Why An Adjustable Nut Matters

I hope this doesn’t become a casualty of the 2015 Gibson backlash

Gibson’s 2015 guitar line, where all the guitars had automatic tuning, didn’t get a lot of love – justified, or not. But they had a feature that was very cool: a zero-fret adjustable nut, which is still being offered – and here’s why I’m glad it is. (Although to this day, I remain a fan of automatic tuning—not because I can’t tune a guitar, but because it saves me time…and time is the most precious commodity there is.)

Prior to 2015, Gibsons had two points for action adjustment: thumbwheels (or screws) on either side of the bridge so you could raise or lower the bridge, and/or adjust the angle. The Tune-o-matic (see above image) is the classic example of this kind of bridge.

However, the Zero-Fret Adjustable Nut changed that by offering height and angle adjustments at the nut itself. Combined with the adjustable bridge, you had four places to adjust action.

Close up of the adjustable nut used in some Gibson Les Paul guitars. Two screws can raise the nut, and adjust the nut's angle.
The two Allen screws, located between the 1st and 2nd as well as the 5th and 6th strings, adjust the nut’s height and angle. Combining this with the bridge adjustments provided 4-point action adjustment.

Unfortunately the first nuts were made out of brass (as shown in the image above), which was problematic. Later nuts were made out of titanitum, but by that time, the adjustable nut concept had already acquired a sketchy reputation. People didn’t think it was the fault of the material, but the nut. Oh well.

In any event, here are five examples of how an adjustable nut can help accommodate a player’s individual needs.


This player wants really low action on the higher frets, but higher action on the open strings so that power chords ring out like a gong when you hit them hard. Raise action a bit at the nut, and lower at the bridge.


Angle the bridge for lower action on the high strings. Angle the nut so the lower strings are a little higher, and the higher strings a little lower. Open strings will ring out better, you won’t need to apply as much pressure to fret the higher strings, and the lower nut improves intonation when fretting.


Leave the bridge as it, but raise the nut all the way up so you can slide without hitting the frets. I recently bought a Magslide (very light magnesium guitar slide), and raising the nut is sufficient to be able to play slide guitar on a 2015 Gibson.


If you set both the nut and bridge as low as possible, you can play strings almost by breathing on them. I haven’t been too cconcerned about fretting out, because of the Plek process that allows for lower fret wire—hence, lower action.
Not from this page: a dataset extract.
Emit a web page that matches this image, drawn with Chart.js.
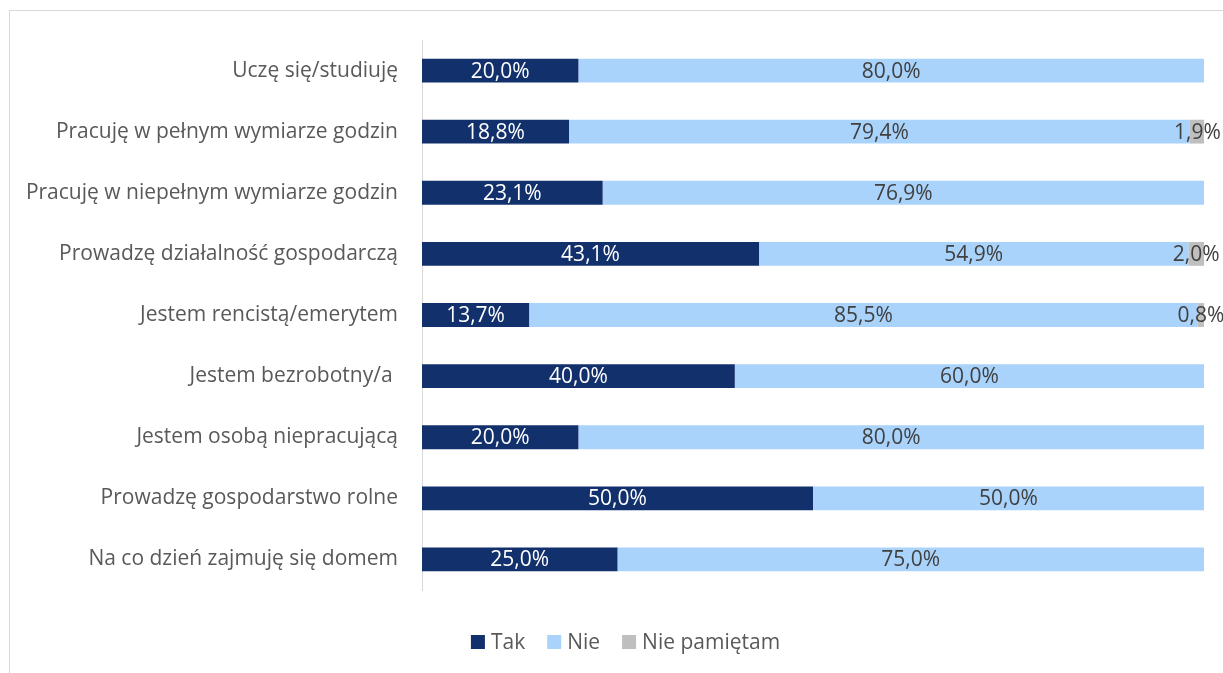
<!DOCTYPE html>
<html lang="pl">
<head>
  <meta charset="UTF-8">
  <title>Status zawodowy – odpowiedzi</title>
  <script src="https://cdn.jsdelivr.net/npm/chart.js@4"></script>
  <style>
    html, body { margin: 0; padding: 0; background: #fff; overflow: hidden; }
    .frame {
      position: absolute;
      left: 9px;
      top: 10px;
      width: 1400px;
      height: 800px;
      border: 1px solid #d9d9d9;
    }
    .wrap {
      position: absolute;
      left: 0;
      top: 0;
      width: 1223px;
      height: 673px;
    }
  </style>
</head>
<body>
  <div class="frame"></div>
  <div class="wrap"><canvas id="chart"></canvas></div>

  <script>
    const categories = [
      'Uczę się/studiuję',
      'Pracuję w pełnym wymiarze godzin',
      'Pracuję w niepełnym wymiarze godzin',
      'Prowadzę działalność gospodarczą',
      'Jestem rencistą/emerytem',
      'Jestem bezrobotny/a ',
      'Jestem osobą niepracującą',
      'Prowadzę gospodarstwo rolne',
      'Na co dzień zajmuję się domem'
    ];
    const tak = [20.0, 18.8, 23.1, 43.1, 13.7, 40.0, 20.0, 50.0, 25.0];
    const nie = [80.0, 79.4, 76.9, 54.9, 85.5, 60.0, 80.0, 50.0, 75.0];
    const niePamietam = [0, 1.9, 0, 2.0, 0.8, 0, 0, 0, 0];

    const textColor = '#595959';
    const fontFamily = '"Open Sans", sans-serif';
    const fontSize = 21;

    // wartości procentowe w środku każdego segmentu
    const barLabels = {
      id: 'barLabels',
      afterDatasetsDraw(chart) {
        const ctx = chart.ctx;
        ctx.save();
        ctx.font = fontSize + 'px ' + fontFamily;
        ctx.textAlign = 'center';
        ctx.textBaseline = 'middle';
        chart.data.datasets.forEach((ds, di) => {
          const meta = chart.getDatasetMeta(di);
          meta.data.forEach((bar, i) => {
            const v = ds.data[i];
            if (!v) return;
            const cx = (bar.x + bar.base) / 2;
            ctx.fillStyle = di === 0 ? '#ffffff' : '#404040';
            ctx.fillText(v.toFixed(1).replace('.', ',') + '%', cx, bar.y + 1);
          });
        });
        ctx.restore();
      }
    };

    // legenda pod wykresem: kwadrat, tekst, odstęp
    const bottomLegend = {
      id: 'bottomLegend',
      afterDraw(chart) {
        const ctx = chart.ctx;
        const box = 14, gap = 6, spacing = 22;
        const cy = chart.chartArea.bottom + 52;
        ctx.save();
        ctx.font = fontSize + 'px ' + fontFamily;
        ctx.textBaseline = 'middle';
        const items = chart.data.datasets.map(ds => ({
          text: ds.label,
          color: ds.backgroundColor,
          w: box + gap + ctx.measureText(ds.label).width
        }));
        const total = items.reduce((s, it) => s + it.w, 0) + spacing * (items.length - 1);
        let x = chart.width / 2 + 14 - total / 2;
        items.forEach(it => {
          ctx.fillStyle = it.color;
          ctx.fillRect(x, cy - box / 2, box, box);
          ctx.fillStyle = textColor;
          ctx.fillText(it.text, x + box + gap, cy + 1);
          x += it.w + spacing;
        });
        ctx.restore();
      }
    };

    const common = { barPercentage: 0.78, categoryPercentage: 0.5 };

    new Chart(document.getElementById('chart').getContext('2d'), {
      type: 'bar',
      data: {
        labels: categories,
        datasets: [
          { label: 'Tak', data: tak, backgroundColor: '#12306b', ...common },
          { label: 'Nie', data: nie, backgroundColor: '#a9d3fb', ...common },
          { label: 'Nie pamiętam', data: niePamietam, backgroundColor: '#bfbfbf', ...common }
        ]
      },
      options: {
        indexAxis: 'y',
        responsive: true,
        maintainAspectRatio: false,
        animation: false,
        layout: { padding: { top: 40, right: 19, bottom: 83, left: 0 } },
        scales: {
          x: {
            stacked: true,
            min: 0,
            max: 100,
            display: false
          },
          y: {
            stacked: true,
            afterFit: s => { s.width = 422; },
            grid: { display: false, drawTicks: false },
            border: { display: true, color: '#d9d9d9', width: 1 },
            ticks: {
              padding: 24,
              color: textColor,
              font: { family: fontFamily, size: fontSize }
            }
          }
        },
        plugins: {
          legend: { display: false },
          tooltip: { enabled: false }
        }
      },
      plugins: [barLabels, bottomLegend]
    });
  </script>
</body>
</html>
Set both the nut and the bridge relatively high, so you can bash away without buzz—and bask in the full power of sustaining strings.

Few factors influence your relationship with a guitar as much as the action. For me, being able to adjust it in more ways than before represented a major improvement in how to customize a guitar’s feel to my specific needs and playing style. I realize the adjustable nut was patent pending, and I don’t know how Gibson feels about licensing it…or even whether they will. But count me in as a fan.